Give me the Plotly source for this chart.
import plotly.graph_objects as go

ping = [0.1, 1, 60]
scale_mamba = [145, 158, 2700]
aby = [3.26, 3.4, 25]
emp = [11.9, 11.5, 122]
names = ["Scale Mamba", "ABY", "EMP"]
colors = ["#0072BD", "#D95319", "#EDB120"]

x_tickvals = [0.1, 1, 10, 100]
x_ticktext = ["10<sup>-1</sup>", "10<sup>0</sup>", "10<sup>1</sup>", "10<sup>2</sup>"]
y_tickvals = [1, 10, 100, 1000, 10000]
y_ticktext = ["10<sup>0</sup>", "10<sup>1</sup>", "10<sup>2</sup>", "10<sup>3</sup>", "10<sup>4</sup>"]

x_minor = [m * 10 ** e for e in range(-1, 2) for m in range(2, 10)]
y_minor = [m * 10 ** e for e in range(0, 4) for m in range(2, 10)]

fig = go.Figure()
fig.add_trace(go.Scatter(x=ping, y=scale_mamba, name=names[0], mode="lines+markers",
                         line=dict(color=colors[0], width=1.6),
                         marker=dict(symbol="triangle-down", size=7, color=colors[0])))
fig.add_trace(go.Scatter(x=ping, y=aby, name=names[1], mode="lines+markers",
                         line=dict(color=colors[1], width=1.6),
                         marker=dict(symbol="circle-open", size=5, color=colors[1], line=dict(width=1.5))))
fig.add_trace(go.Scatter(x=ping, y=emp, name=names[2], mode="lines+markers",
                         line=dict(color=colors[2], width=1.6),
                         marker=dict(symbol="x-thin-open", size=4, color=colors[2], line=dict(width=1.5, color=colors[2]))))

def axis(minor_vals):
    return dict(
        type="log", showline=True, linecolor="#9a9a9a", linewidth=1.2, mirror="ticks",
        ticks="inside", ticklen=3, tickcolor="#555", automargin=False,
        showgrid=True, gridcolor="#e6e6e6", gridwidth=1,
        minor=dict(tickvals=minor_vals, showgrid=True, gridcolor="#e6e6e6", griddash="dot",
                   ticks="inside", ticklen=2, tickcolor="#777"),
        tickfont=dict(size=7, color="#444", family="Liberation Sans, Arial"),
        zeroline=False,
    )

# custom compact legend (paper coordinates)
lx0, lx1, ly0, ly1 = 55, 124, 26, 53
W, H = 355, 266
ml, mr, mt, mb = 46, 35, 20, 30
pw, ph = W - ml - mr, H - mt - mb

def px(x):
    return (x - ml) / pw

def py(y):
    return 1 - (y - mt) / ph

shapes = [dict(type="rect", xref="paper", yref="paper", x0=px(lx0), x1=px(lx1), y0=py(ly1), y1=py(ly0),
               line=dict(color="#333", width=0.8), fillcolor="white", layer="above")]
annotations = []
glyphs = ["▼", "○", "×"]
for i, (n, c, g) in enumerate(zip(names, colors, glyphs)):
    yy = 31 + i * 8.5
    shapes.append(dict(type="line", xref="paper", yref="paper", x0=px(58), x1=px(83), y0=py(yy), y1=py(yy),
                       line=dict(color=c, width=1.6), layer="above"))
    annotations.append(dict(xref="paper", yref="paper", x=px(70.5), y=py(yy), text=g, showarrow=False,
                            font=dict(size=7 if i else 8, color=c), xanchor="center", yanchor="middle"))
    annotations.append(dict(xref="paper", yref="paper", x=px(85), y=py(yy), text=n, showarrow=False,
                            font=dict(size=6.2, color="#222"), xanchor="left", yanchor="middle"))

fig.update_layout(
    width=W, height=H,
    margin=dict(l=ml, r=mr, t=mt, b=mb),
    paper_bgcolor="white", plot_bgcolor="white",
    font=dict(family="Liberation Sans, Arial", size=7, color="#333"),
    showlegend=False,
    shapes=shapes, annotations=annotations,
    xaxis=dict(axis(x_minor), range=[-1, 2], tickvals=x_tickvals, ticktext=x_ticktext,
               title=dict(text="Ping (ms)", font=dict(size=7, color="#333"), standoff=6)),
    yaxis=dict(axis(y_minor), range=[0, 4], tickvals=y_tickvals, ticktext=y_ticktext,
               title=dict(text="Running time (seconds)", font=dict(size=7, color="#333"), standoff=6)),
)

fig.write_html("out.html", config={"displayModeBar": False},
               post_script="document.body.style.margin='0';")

▶ _What to produce_
Exactly as written, please reproduce the lines from the first line of the data to the line containing "import plotly.graph_objects as go", inclusive, and nothing else.

▶ _Exercise solution_
Give me the Plotly source for this chart.
import plotly.graph_objects as go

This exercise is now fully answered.